- _Supplied data_:
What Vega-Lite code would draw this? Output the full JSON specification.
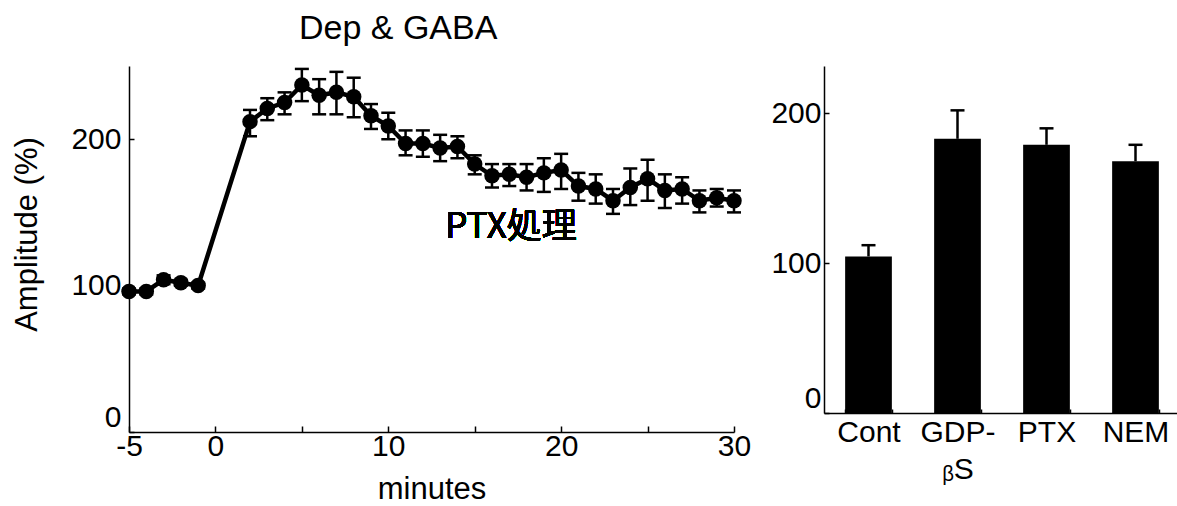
{
  "$schema": "https://vega.github.io/schema/vega-lite/v6.json",
  "background": "white",
  "padding": {"left": 11, "top": 12, "right": 0, "bottom": 0},
  "title": {"text": "Dep & GABA", "anchor": "start", "dx": 287, "offset": 20, "fontSize": 34, "font": "Liberation Sans", "fontWeight": "normal", "color": "black"},
  "config": {
    "view": {"stroke": null},
    "axis": {"domainColor": "black", "domainWidth": 1.5, "tickColor": "black", "tickWidth": 1.5, "labelColor": "black", "labelFont": "Liberation Sans", "labelFontSize": 30, "titleFont": "Liberation Sans", "titleFontSize": 31, "titleFontWeight": "normal", "titleColor": "black", "grid": false}
  },
  "spacing": 19,
  "hconcat": [
    {
      "width": 605,
      "height": 366,
      "data": {"values": [
        {"t": -5, "v": 96, "lo": 94, "hi": 98},
        {"t": -4, "v": 96, "lo": 94, "hi": 98},
        {"t": -3, "v": 104, "lo": 101, "hi": 107},
        {"t": -2, "v": 102, "lo": 100, "hi": 104},
        {"t": -1, "v": 100, "lo": 98, "hi": 102},
        {"t": 2, "v": 212, "lo": 202, "hi": 220},
        {"t": 3, "v": 221, "lo": 213, "hi": 228},
        {"t": 4, "v": 225, "lo": 217, "hi": 232},
        {"t": 5, "v": 237, "lo": 226, "hi": 248},
        {"t": 6, "v": 230, "lo": 217, "hi": 241},
        {"t": 7, "v": 232, "lo": 217, "hi": 246},
        {"t": 8, "v": 229, "lo": 215, "hi": 242},
        {"t": 9, "v": 216, "lo": 207, "hi": 224},
        {"t": 10, "v": 209, "lo": 200, "hi": 218},
        {"t": 11, "v": 197, "lo": 189, "hi": 206},
        {"t": 12, "v": 197, "lo": 188, "hi": 206},
        {"t": 13, "v": 194, "lo": 185, "hi": 203},
        {"t": 14, "v": 195, "lo": 187, "hi": 202},
        {"t": 15, "v": 183, "lo": 176, "hi": 189},
        {"t": 16, "v": 175, "lo": 167, "hi": 183},
        {"t": 17, "v": 176, "lo": 168, "hi": 183},
        {"t": 18, "v": 174, "lo": 165, "hi": 183},
        {"t": 19, "v": 177, "lo": 164, "hi": 187},
        {"t": 20, "v": 179, "lo": 166, "hi": 190},
        {"t": 21, "v": 168, "lo": 158, "hi": 177},
        {"t": 22, "v": 166, "lo": 156, "hi": 176},
        {"t": 23, "v": 158, "lo": 149, "hi": 166},
        {"t": 24, "v": 167, "lo": 155, "hi": 180},
        {"t": 25, "v": 173, "lo": 158, "hi": 186},
        {"t": 26, "v": 165, "lo": 153, "hi": 176},
        {"t": 27, "v": 166, "lo": 156, "hi": 174},
        {"t": 28, "v": 158, "lo": 150, "hi": 165},
        {"t": 29, "v": 160, "lo": 154, "hi": 166},
        {"t": 30, "v": 158, "lo": 150, "hi": 165}
      ]},
      "layer": [
        {
          "mark": {"type": "rule", "strokeWidth": 2.5, "color": "black"},
          "encoding": {
            "x": {"field": "t", "type": "quantitative",
                  "scale": {"domain": [-5, 30], "nice": false, "zero": false},
                  "axis": {"values": [-5, 0, 5, 10, 15, 20, 25, 30], "tickSize": -6, "labelPadding": 5,
                           "labelExpr": "datum.value == -5 ? '-5' : (datum.value % 10 == 0 ? datum.label : '')",
                           "title": "minutes", "titlePadding": 13, "labelFlush": false}},
            "y": {"field": "lo", "type": "quantitative",
                  "scale": {"domain": [0, 250], "nice": false},
                  "axis": {"values": [0, 100, 200], "tickSize": -5, "labelPadding": 13, "labelFlush": true, "labelFlushOffset": 0,
                           "title": "Amplitude (%)", "titlePadding": 27, "titleY": 168}},
            "y2": {"field": "hi"}
          }
        },
        {
          "mark": {"type": "tick", "orient": "horizontal", "size": 14, "thickness": 2.5, "color": "black", "opacity": 1},
          "encoding": {"x": {"field": "t", "type": "quantitative"}, "y": {"field": "hi", "type": "quantitative"}}
        },
        {
          "mark": {"type": "tick", "orient": "horizontal", "size": 14, "thickness": 2.5, "color": "black", "opacity": 1},
          "encoding": {"x": {"field": "t", "type": "quantitative"}, "y": {"field": "lo", "type": "quantitative"}}
        },
        {
          "mark": {"type": "line", "strokeWidth": 4.5, "color": "black"},
          "encoding": {"x": {"field": "t", "type": "quantitative"}, "y": {"field": "v", "type": "quantitative"}}
        },
        {
          "mark": {"type": "circle", "size": 240, "opacity": 1, "color": "black"},
          "encoding": {"x": {"field": "t", "type": "quantitative"}, "y": {"field": "v", "type": "quantitative"}}
        },
        {
          "mark": {"type": "text", "text": "PTX処理", "font": "Noto Sans CJK JP", "fontSize": 35, "align": "left", "baseline": "middle", "color": "black"},
          "encoding": {"x": {"datum": 13.3, "type": "quantitative"}, "y": {"datum": 140, "type": "quantitative"}}
        }
      ]
    },
    {
      "width": 356,
      "height": 347,
      "data": {"values": [
        {"c": "Cont", "v": 104.5, "hi": 112},
        {"c": "GDP-βS", "v": 183, "hi": 202},
        {"c": "PTX", "v": 179, "hi": 190},
        {"c": "NEM", "v": 168, "hi": 179}
      ]},
      "layer": [
        {
          "mark": {"type": "rule", "strokeWidth": 2.5, "color": "black"},
          "encoding": {
            "x": {"field": "c", "type": "nominal", "sort": null,
                  "scale": {"paddingInner": 0.475, "paddingOuter": 0.2375},
                  "axis": {"labelAngle": 0, "tickBand": "extent", "tickSize": -4, "labelPadding": 8, "labelLineHeight": 37,
                           "labelExpr": "datum.value == 'GDP-βS' ? ['GDP-', 'ᵦS'] : datum.label", "title": null}},
            "y": {"field": "v", "type": "quantitative",
                  "scale": {"domain": [0, 231.6], "nice": false},
                  "axis": {"values": [0, 100, 200], "tickSize": -5, "labelPadding": 8, "labelFlush": true, "title": null}},
            "y2": {"field": "hi"}
          }
        },
        {
          "mark": {"type": "tick", "orient": "horizontal", "size": 14, "thickness": 2.5, "color": "black", "opacity": 1},
          "encoding": {"x": {"field": "c", "type": "nominal", "sort": null}, "y": {"field": "hi", "type": "quantitative"}}
        },
        {
          "mark": {"type": "bar", "color": "black"},
          "encoding": {"x": {"field": "c", "type": "nominal", "sort": null}, "y": {"field": "v", "type": "quantitative"}}
        }
      ]
    }
  ]
}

- _Short problem_: In your copy, leave out the pictures and reproduce the material above exactly.

- _Correct answer_:
What Vega-Lite code would draw this? Output the full JSON specification.
{
  "$schema": "https://vega.github.io/schema/vega-lite/v6.json",
  "background": "white",
  "padding": {"left": 11, "top": 12, "right": 0, "bottom": 0},
  "title": {"text": "Dep & GABA", "anchor": "start", "dx": 287, "offset": 20, "fontSize": 34, "font": "Liberation Sans", "fontWeight": "normal", "color": "black"},
  "config": {
    "view": {"stroke": null},
    "axis": {"domainColor": "black", "domainWidth": 1.5, "tickColor": "black", "tickWidth": 1.5, "labelColor": "black", "labelFont": "Liberation Sans", "labelFontSize": 30, "titleFont": "Liberation Sans", "titleFontSize": 31, "titleFontWeight": "normal", "titleColor": "black", "grid": false}
  },
  "spacing": 19,
  "hconcat": [
    {
      "width": 605,
      "height": 366,
      "data": {"values": [
        {"t": -5, "v": 96, "lo": 94, "hi": 98},
        {"t": -4, "v": 96, "lo": 94, "hi": 98},
        {"t": -3, "v": 104, "lo": 101, "hi": 107},
        {"t": -2, "v": 102, "lo": 100, "hi": 104},
        {"t": -1, "v": 100, "lo": 98, "hi": 102},
        {"t": 2, "v": 212, "lo": 202, "hi": 220},
        {"t": 3, "v": 221, "lo": 213, "hi": 228},
        {"t": 4, "v": 225, "lo": 217, "hi": 232},
        {"t": 5, "v": 237, "lo": 226, "hi": 248},
        {"t": 6, "v": 230, "lo": 217, "hi": 241},
        {"t": 7, "v": 232, "lo": 217, "hi": 246},
        {"t": 8, "v": 229, "lo": 215, "hi": 242},
        {"t": 9, "v": 216, "lo": 207, "hi": 224},
        {"t": 10, "v": 209, "lo": 200, "hi": 218},
        {"t": 11, "v": 197, "lo": 189, "hi": 206},
        {"t": 12, "v": 197, "lo": 188, "hi": 206},
        {"t": 13, "v": 194, "lo": 185, "hi": 203},
        {"t": 14, "v": 195, "lo": 187, "hi": 202},
        {"t": 15, "v": 183, "lo": 176, "hi": 189},
        {"t": 16, "v": 175, "lo": 167, "hi": 183},
        {"t": 17, "v": 176, "lo": 168, "hi": 183},
        {"t": 18, "v": 174, "lo": 165, "hi": 183},
        {"t": 19, "v": 177, "lo": 164, "hi": 187},
        {"t": 20, "v": 179, "lo": 166, "hi": 190},
        {"t": 21, "v": 168, "lo": 158, "hi": 177},
        {"t": 22, "v": 166, "lo": 156, "hi": 176},
        {"t": 23, "v": 158, "lo": 149, "hi": 166},
        {"t": 24, "v": 167, "lo": 155, "hi": 180},
        {"t": 25, "v": 173, "lo": 158, "hi": 186},
        {"t": 26, "v": 165, "lo": 153, "hi": 176},
        {"t": 27, "v": 166, "lo": 156, "hi": 174},
        {"t": 28, "v": 158, "lo": 150, "hi": 165},
        {"t": 29, "v": 160, "lo": 154, "hi": 166},
        {"t": 30, "v": 158, "lo": 150, "hi": 165}
      ]},
      "layer": [
        {
          "mark": {"type": "rule", "strokeWidth": 2.5, "color": "black"},
          "encoding": {
            "x": {"field": "t", "type": "quantitative",
                  "scale": {"domain": [-5, 30], "nice": false, "zero": false},
                  "axis": {"values": [-5, 0, 5, 10, 15, 20, 25, 30], "tickSize": -6, "labelPadding": 5,
                           "labelExpr": "datum.value == -5 ? '-5' : (datum.value % 10 == 0 ? datum.label : '')",
                           "title": "minutes", "titlePadding": 13, "labelFlush": false}},
            "y": {"field": "lo", "type": "quantitative",
                  "scale": {"domain": [0, 250], "nice": false},
                  "axis": {"values": [0, 100, 200], "tickSize": -5, "labelPadding": 13, "labelFlush": true, "labelFlushOffset": 0,
                           "title": "Amplitude (%)", "titlePadding": 27, "titleY": 168}},
            "y2": {"field": "hi"}
          }
        },
        {
          "mark": {"type": "tick", "orient": "horizontal", "size": 14, "thickness": 2.5, "color": "black", "opacity": 1},
          "encoding": {"x": {"field": "t", "type": "quantitative"}, "y": {"field": "hi", "type": "quantitative"}}
        },
        {
          "mark": {"type": "tick", "orient": "horizontal", "size": 14, "thickness": 2.5, "color": "black", "opacity": 1},
          "encoding": {"x": {"field": "t", "type": "quantitative"}, "y": {"field": "lo", "type": "quantitative"}}
        },
        {
          "mark": {"type": "line", "strokeWidth": 4.5, "color": "black"},
          "encoding": {"x": {"field": "t", "type": "quantitative"}, "y": {"field": "v", "type": "quantitative"}}
        },
        {
          "mark": {"type": "circle", "size": 240, "opacity": 1, "color": "black"},
          "encoding": {"x": {"field": "t", "type": "quantitative"}, "y": {"field": "v", "type": "quantitative"}}
        },
        {
          "mark": {"type": "text", "text": "PTX処理", "font": "Noto Sans CJK JP", "fontSize": 35, "align": "left", "baseline": "middle", "color": "black"},
          "encoding": {"x": {"datum": 13.3, "type": "quantitative"}, "y": {"datum": 140, "type": "quantitative"}}
        }
      ]
    },
    {
      "width": 356,
      "height": 347,
      "data": {"values": [
        {"c": "Cont", "v": 104.5, "hi": 112},
        {"c": "GDP-βS", "v": 183, "hi": 202},
        {"c": "PTX", "v": 179, "hi": 190},
        {"c": "NEM", "v": 168, "hi": 179}
      ]},
      "layer": [
        {
          "mark": {"type": "rule", "strokeWidth": 2.5, "color": "black"},
          "encoding": {
            "x": {"field": "c", "type": "nominal", "sort": null,
                  "scale": {"paddingInner": 0.475, "paddingOuter": 0.2375},
                  "axis": {"labelAngle": 0, "tickBand": "extent", "tickSize": -4, "labelPadding": 8, "labelLineHeight": 37,
                           "labelExpr": "datum.value == 'GDP-βS' ? ['GDP-', 'ᵦS'] : datum.label", "title": null}},
            "y": {"field": "v", "type": "quantitative",
                  "scale": {"domain": [0, 231.6], "nice": false},
                  "axis": {"values": [0, 100, 200], "tickSize": -5, "labelPadding": 8, "labelFlush": true, "title": null}},
            "y2": {"field": "hi"}
          }
        },
        {
          "mark": {"type": "tick", "orient": "horizontal", "size": 14, "thickness": 2.5, "color": "black", "opacity": 1},
          "encoding": {"x": {"field": "c", "type": "nominal", "sort": null}, "y": {"field": "hi", "type": "quantitative"}}
        },
        {
          "mark": {"type": "bar", "color": "black"},
          "encoding": {"x": {"field": "c", "type": "nominal", "sort": null}, "y": {"field": "v", "type": "quantitative"}}
        }
      ]
    }
  ]
}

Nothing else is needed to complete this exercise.